My father was a skilled teacher and I was a fast learner.  By week three I had fallen into the rhythm of hauling gear, sizing lobsters to see if they were legal to keep and sell, banding the keepers, stuffing fistfuls of herring into bait bags, tossing any shorts, hitchhiking crabs or fish back into the water, and keeping my feet from becoming tangled in the ropes that could so easily pull me to an early watery grave.
Although I was in my element, this fast-paced job allowed me little time to examine the tiny lumpfish that may have loosened its suction grip on the trap and fallen to the deck, or the intriguing slug whose feathery adornments flow gracefully underwater but look like a pink lump of phlegm in the dry air.

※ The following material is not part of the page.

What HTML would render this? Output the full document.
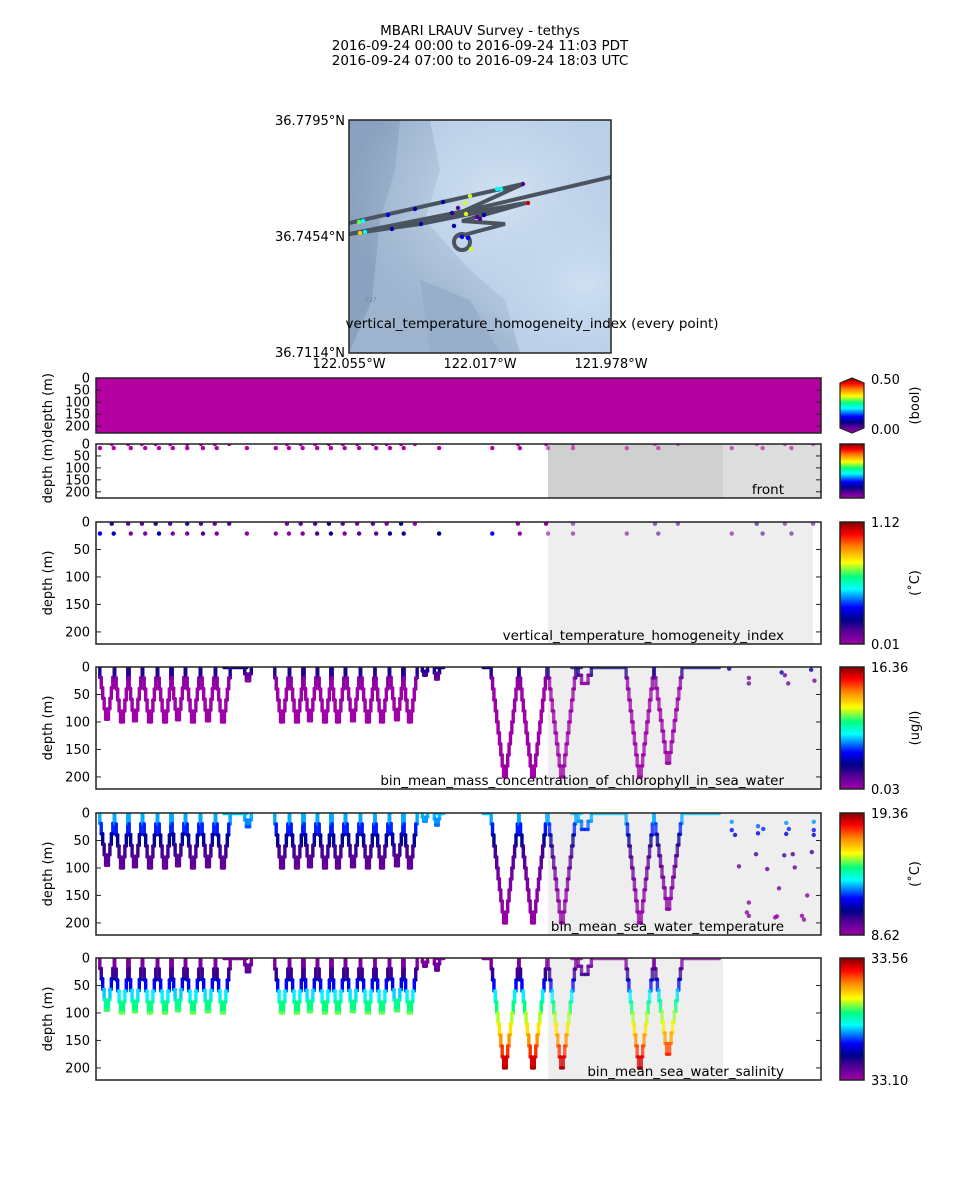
<!DOCTYPE html>
<html><head><meta charset="utf-8">
<style>
html,body{margin:0;padding:0;background:#fff;}
svg{display:block;font-family:"DejaVu Sans","Liberation Sans",sans-serif;}
</style></head>
<body>
<svg id="chart" width="960" height="1200" viewBox="0 0 960 1200" xmlns="http://www.w3.org/2000/svg">
<defs>
<linearGradient id="cmap" x1="0" y1="1" x2="0" y2="0">
<stop offset="0" stop-color="#a000a8"/><stop offset="0.1" stop-color="#5a0098"/><stop offset="0.2" stop-color="#000088"/>
<stop offset="0.3" stop-color="#0000ff"/><stop offset="0.45" stop-color="#00ffff"/><stop offset="0.55" stop-color="#00ff80"/>
<stop offset="0.67" stop-color="#ffff00"/><stop offset="0.8" stop-color="#ff8000"/><stop offset="0.9" stop-color="#ff0000"/><stop offset="1" stop-color="#800000"/>
</linearGradient>
<radialGradient id="m1" cx="0.6" cy="0.35" r="0.6"><stop offset="0" stop-color="#d6e4f3"/><stop offset="1" stop-color="#b7cde6" stop-opacity="0"/></radialGradient>
<radialGradient id="m2" cx="0.9" cy="0.7" r="0.5"><stop offset="0" stop-color="#cfe0f2"/><stop offset="1" stop-color="#b7cde6" stop-opacity="0"/></radialGradient>
<clipPath id="mapclip"><rect x="349" y="120" width="262" height="233"/></clipPath>
</defs>
<g font-size="13.5" text-anchor="middle" fill="#000" xml:space="preserve" style="white-space:pre">
<text x="480" y="35">MBARI LRAUV Survey - tethys</text>
<text x="480" y="50">2016-09-24 00:00  to  2016-09-24 11:03 PDT</text>
<text x="480" y="65">2016-09-24 07:00  to  2016-09-24 18:03 UTC</text>
</g>
<g>
<g clip-path="url(#mapclip)">
<rect x="349" y="120" width="262" height="233" fill="#9db3ce"/>
<path d="M349 120 L400 120 L395 170 L380 220 L372 300 L349 353Z" fill="#8aa2bf"/>
<path d="M430 120 L611 120 L611 353 L520 353 L505 300 L470 270 L425 220 L440 170Z" fill="#b9cfe8"/>
<rect x="349" y="120" width="262" height="233" fill="url(#m1)"/>
<rect x="349" y="120" width="262" height="233" fill="url(#m2)"/>
<path d="M420 280 L470 300 L500 353 L430 353Z" fill="#97afcb"/>
<g fill="none" stroke="#4a5360" stroke-width="4" stroke-linecap="round">
<path d="M349 223 L523 184 L453 216 L526 203 L462 221 L505 224 L460 236"/>
<path d="M349 234 L470 210 L611 177"/>
<path d="M349 234 L420 224 L520 204"/>
<circle cx="462" cy="242" r="8"/>
</g>
<text x="365" y="302" font-size="6" font-style="italic" fill="#6b7f99">737</text>
</g>
<g id="mapdots"></g>
<rect x="349" y="120" width="262" height="233" fill="none" stroke="#222" stroke-width="1.5"/>
<g font-size="13" fill="#000">
<text x="345" y="125" text-anchor="end">36.7795°N</text>
<text x="345" y="241" text-anchor="end">36.7454°N</text>
<text x="345" y="357" text-anchor="end">36.7114°N</text>
<text x="349" y="368" text-anchor="middle">122.055°W</text>
<text x="480" y="368" text-anchor="middle">122.017°W</text>
<text x="611" y="368" text-anchor="middle">121.978°W</text>
<text x="532" y="328" text-anchor="middle" font-size="13.5">vertical_temperature_homogeneity_index (every point)</text>
</g>
</g>
<g id="panels"></g>
</svg>
<script>
// ---- data ----
var timeDomain = [0, 11.05];
var depthTicks = [0, 50, 100, 150, 200];
var diveTimes = [0.168,0.396,0.594,0.823,1.052,1.25,1.478,1.707,1.935,2.317,2.835,3.063,3.261,3.49,3.688,3.917,4.145,4.359,4.587,4.785,5.014,5.197,6.233,6.66,7.102,7.45,8.29,8.72];
var diveDepths = [95,100,98,100,100,96,100,98,100,25,100,100,98,100,100,98,100,100,96,100,15,22,200,200,200,30,200,175];
var diveHalfWidth = [0.11,0.11,0.11,0.11,0.11,0.11,0.11,0.11,0.11,0.05,0.11,0.11,0.11,0.11,0.11,0.11,0.11,0.11,0.11,0.11,0.04,0.04,0.21,0.21,0.21,0.1,0.21,0.21];
var surfaceRuns = [[1.95,2.3],[5.2,5.3],[5.9,6.02],[7.25,7.4],[7.55,8.05],[8.95,9.5]];
var topRowTimes = [0.24,0.49,0.70,0.91,1.13,1.39,1.60,1.81,2.03,2.91,3.12,3.34,3.55,3.76,3.98,4.22,4.43,4.65,4.86,6.43,6.86,7.27,8.52,8.87,10.07,10.50,10.93];
var topRowVals = [0.15,0.08,0.1,0.15,0.1,0.15,0.1,0.08,0.1,0.05,0.1,0.1,0.2,0.1,0.05,0.1,0.05,0.2,0.02,0.02,0.02,0.05,0.12,0.1,0.2,0.05,0.1];
var botRowTimes = [0.06,0.27,0.53,0.75,0.96,1.17,1.39,1.63,1.84,2.30,2.74,2.94,3.15,3.37,3.58,3.79,4.01,4.27,4.48,4.69,5.23,6.04,6.46,6.89,7.27,8.09,8.57,9.69,10.16,10.60];
var botRowVals = [0.28,0.25,0.05,0.05,0.25,0.05,0.05,0.12,0.05,0.02,0.02,0.02,0.05,0.12,0.2,0.05,0.1,0.1,0.2,0.18,0.2,0.3,0.02,0.02,0.05,0.05,0.1,0.05,0.12,0.08];
var tempScatterT = [9.69,9.69,9.74,9.80,9.95,9.92,9.95,10.06,10.09,10.09,10.17,10.23,10.41,10.35,10.38,10.49,10.52,10.52,10.56,10.62,10.65,10.84,10.76,10.79,10.91,10.94,10.94,10.94];
var tempScatterD = [16,31,40,97,163,181,187,75,24,37,29,102,137,190,188,77,18,38,29,75,99,150,187,194,71,16,31,40];
var chlScatterT = [9.65,9.95,9.95,10.45,10.5,10.55,10.9,10.95];
var chlScatterD = [3,20,30,10,15,30,5,25];
var chlKnotsD = [0,10,25,50,250], chlKnotsV = [0.2,0.16,0.03,0,0];
var tempKnotsD = [0,20,40,70,100,150,250], tempKnotsV = [0.42,0.38,0.25,0.13,0.08,0.03,0];
var salKnotsD = [0,25,50,75,100,125,150,175,200,250], salKnotsV = [0.02,0.1,0.3,0.48,0.6,0.68,0.78,0.88,0.97,1];

var panels = [
 {name:'homogeneity-every-point', top:378, bot:433, dmax:228, cb:['0.50','0.00'], unit:'(bool)', arrows:true},
 {name:'front', top:444, bot:498, dmax:226, cb:null, unit:null, label:'front'},
 {name:'vertical-temperature-homogeneity', top:522, bot:644, dmax:222, cb:['1.12','0.01'], unit:'(\u02daC)', label:'vertical_temperature_homogeneity_index'},
 {name:'chlorophyll', top:667, bot:789, dmax:222, cb:['16.36','0.03'], unit:'(ug/l)', label:'bin_mean_mass_concentration_of_chlorophyll_in_sea_water'},
 {name:'temperature', top:813, bot:935, dmax:222, cb:['19.36','8.62'], unit:'(\u02daC)', label:'bin_mean_sea_water_temperature'},
 {name:'salinity', top:958, bot:1080, dmax:222, cb:['33.56','33.10'], unit:null, label:'bin_mean_sea_water_salinity'}
];

// ---- helpers ----
var NS='http://www.w3.org/2000/svg';
var X0=96, X1=821, SH0=548;
function xs(t){return X0+(t-timeDomain[0])/(timeDomain[1]-timeDomain[0])*(X1-X0);}
function mk(tag,attrs,parent){var e=document.createElementNS(NS,tag);for(var k in attrs)e.setAttribute(k,attrs[k]);parent.appendChild(e);return e;}
var stops=[[0,[160,0,168]],[0.1,[90,0,152]],[0.2,[0,0,136]],[0.3,[0,0,255]],[0.45,[0,255,255]],[0.55,[0,255,128]],[0.67,[255,255,0]],[0.8,[255,128,0]],[0.9,[255,0,0]],[1,[128,0,0]]];
function cmap(v){v=Math.max(0,Math.min(1,v));for(var i=1;i<stops.length;i++){if(v<=stops[i][0]){var a=stops[i-1],b=stops[i],f=(v-a[0])/(b[0]-a[0]);return 'rgb('+[0,1,2].map(function(j){return Math.round(a[1][j]+f*(b[1][j]-a[1][j]));}).join(',')+')';}}return 'rgb(128,0,0)';}
function interp(d,kd,kv){for(var i=1;i<kd.length;i++){if(d<=kd[i]){var f=(d-kd[i-1])/(kd[i]-kd[i-1]);return kv[i-1]+f*(kv[i]-kv[i-1]);}}return kv[kv.length-1];}

var root=document.getElementById('panels');
panels.forEach(function(p,pi){
 var g=mk('g',{},root);
 
 
 var ys=function(d){return p.top+d/p.dmax*(p.bot-p.top);};
 var clipId='clip'+pi;
 var cp=mk('clipPath',{id:clipId},g);mk('rect',{x:X0,y:p.top,width:X1-X0,height:p.bot-p.top},cp);
 var body=mk('g',{'clip-path':'url(#'+clipId+')'},g);
 if(pi===0){var r=mk('rect',{x:X0,y:p.top,width:X1-X0,height:p.bot-p.top,fill:'#b400a0'},body);}
 if(pi===1){mk('rect',{x:SH0,y:p.top,width:723-SH0,height:p.bot-p.top,fill:'#d0d0d0'},body);mk('rect',{x:723,y:p.top,width:X1-723,height:p.bot-p.top,fill:'#dddddd'},body);}
 if(pi===2)mk('rect',{x:SH0,y:p.top,width:813-SH0,height:p.bot-p.top,fill:'#eeeeee'},body);
 if(pi===3||pi===4)mk('rect',{x:SH0,y:p.top,width:X1-SH0,height:p.bot-p.top,fill:'#eeeeee'},body);
 if(pi===5)mk('rect',{x:SH0,y:p.top,width:723-SH0,height:p.bot-p.top,fill:'#eeeeee'},body);
 if(pi===1||pi===2){
  topRowTimes.forEach(function(t,i){var c=mk('circle',{cx:xs(t),cy:ys(pi===1?0:3),r:2.2,fill:pi===1?'#b400a8':cmap(topRowVals[i]),opacity:xs(t)>SH0?0.6:1},body);});
  botRowTimes.forEach(function(t,i){var c=mk('circle',{cx:xs(t),cy:ys(pi===1?17:21),r:2.2,fill:pi===1?'#b400a8':cmap(botRowVals[i]),opacity:xs(t)>SH0?0.6:1},body);});
 }
 if(pi>=3){
  var kd=pi===3?chlKnotsD:pi===4?tempKnotsD:salKnotsD, kv=pi===3?chlKnotsV:pi===4?tempKnotsV:salKnotsV;
  function seg(t1,d1,t2,d2){var op=xs(t1)>SH0-2?0.75:1;var l=mk('line',{x1:xs(t1),y1:ys(d1),x2:xs(t2),y2:ys(d2),stroke:cmap(interp((d1+d2)/2,kd,kv)),'stroke-width':3.4,'stroke-linecap':'round',opacity:op},body);}
  surfaceRuns.forEach(function(r){seg(r[0],1,r[1],1);});
  diveTimes.forEach(function(tb,i){
   var D=diveDepths[i],hw=diveHalfWidth[i],n=Math.max(2,Math.round(D/20));
   for(var s=0;s<n;s++){
    var d1=D*s/n,d2=D*(s+1)/n;
    var ta=tb-hw+hw*s/n,tb2=tb-hw+hw*(s+1)/n;
    seg(ta,d1,ta,d2);seg(ta,d2,tb2,d2);
    var ua=tb+hw-hw*s/n,ub=tb+hw-hw*(s+1)/n;
    seg(ua,d1,ua,d2);seg(ua,d2,ub,d2);
   }
  });
  if(pi===4)tempScatterT.forEach(function(t,i){var c=mk('circle',{cx:xs(t),cy:ys(tempScatterD[i]),r:2.2,fill:cmap(interp(tempScatterD[i],kd,kv)),opacity:0.8},body);});
  if(pi===3)chlScatterT.forEach(function(t,i){var c=mk('circle',{cx:xs(t),cy:ys(chlScatterD[i]),r:2.2,fill:cmap(chlScatterD[i]<12?0.22:0.05),opacity:0.8},body);});
 }
 mk('rect',{x:X0,y:p.top,width:X1-X0,height:p.bot-p.top,fill:'none',stroke:'#222','stroke-width':1.5},g);
 depthTicks.forEach(function(d){var y=ys(d);if(y>p.bot+1)return;mk('line',{x1:X0,y1:y,x2:X0+5,y2:y,stroke:'#222'},g);mk('line',{x1:X1,y1:y,x2:X1-5,y2:y,stroke:'#222'},g);
  var tx=mk('text',{x:X0-6,y:y+4.5,'font-size':13,'text-anchor':'end'},g);tx.textContent=d;});
 var yl=mk('text',{x:0,y:0,'font-size':13,'text-anchor':'middle',transform:'translate(52,'+((p.top+p.bot)/2)+') rotate(-90)'},g);yl.textContent='depth (m)';
 
 if(p.label){var pl=mk('text',{x:784,y:p.bot-4,'font-size':13.5,'text-anchor':'end'},g);pl.textContent=p.label;}
 var cb=mk('g',{},g);
 if(p.arrows){
  mk('path',{d:'M840 '+(p.top+5)+' L852 '+(p.top)+' L864 '+(p.top+5)+' L864 '+(p.bot-5)+' L852 '+p.bot+' L840 '+(p.bot-5)+'Z',fill:'url(#cmap)',stroke:'#222','stroke-width':1.2},cb);
 } else {
  mk('rect',{x:840,y:p.top,width:24,height:p.bot-p.top,fill:'url(#cmap)',stroke:'#222','stroke-width':1.5},cb);
 }
 if(p.cb){var a=mk('text',{x:871,y:p.top+(p.arrows?6:5),'font-size':13},cb);a.textContent=p.cb[0];var b=mk('text',{x:871,y:p.bot+(p.arrows?1:5),'font-size':13},cb);b.textContent=p.cb[1];}
 if(p.unit){var u=mk('text',{x:0,y:0,'font-size':13,'text-anchor':'middle',transform:'translate(919,'+((p.top+p.bot)/2)+') rotate(-90)'},cb);u.textContent=p.unit;}
});

var mapDotLon=[359,363,388,415,443,465,470,497,501,523,528,360,365,392,421,452,458,466,477,480,484,454,462,468,471];
var mapDotLat=[222,221,215,209,202,203,196,189,189,184,203,233,232,229,224,213,208,214,217,219,215,226,237,238,249];
var mapDotVal=[0.6,0.45,0.28,0.22,0.22,0.65,0.64,0.45,0.45,0.1,0.95,0.72,0.45,0.22,0.22,0.15,0.1,0.65,0.1,0.12,0.22,0.22,0.28,0.3,0.65];
var md=document.getElementById('mapdots');
mapDotLon.forEach(function(x,i){var c=mk('circle',{cx:x,cy:mapDotLat[i],r:2.2,fill:cmap(mapDotVal[i])},md);});
</script>
</body></html>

As I became a brutal and efficient master of crustaceans’ fates on my father’s boat, I began to develop a greater understanding of the world beneath the waves.  I unflinchingly skewered invasive green crabs on the protruding spike of the trap that holds the bait bag, protecting my beloved ecosystem from these invaders from the East.  As a fourteen year old in love with marine life, I would have been incapable of stabbing these poor crabs to death; as a conscientious environmentalist working for a responsible and careful lobsterman, I felt some sense of empowerment in doing my part to eliminate a tiny minority of this invasive population.

As it turns out, commercial lobstering helped me understand more about conservation than I may have had the opportunity to learn had I only worked in the aquarium.  I was able to enrich the aquarium by bringing in specimens that came up in the traps and adding variety to each exhibit.  We were even lucky enough to find a triggerfish that had lost its way in the cold North Atlantic waters one winter, bringing it to a warm tank on the brink of death and helping it to regain its strength.

I did not end up a marine biologist or an independent lobsterwoman, but I do continue to draw strength and inspiration from those pungent, early-morning, hard-working summers.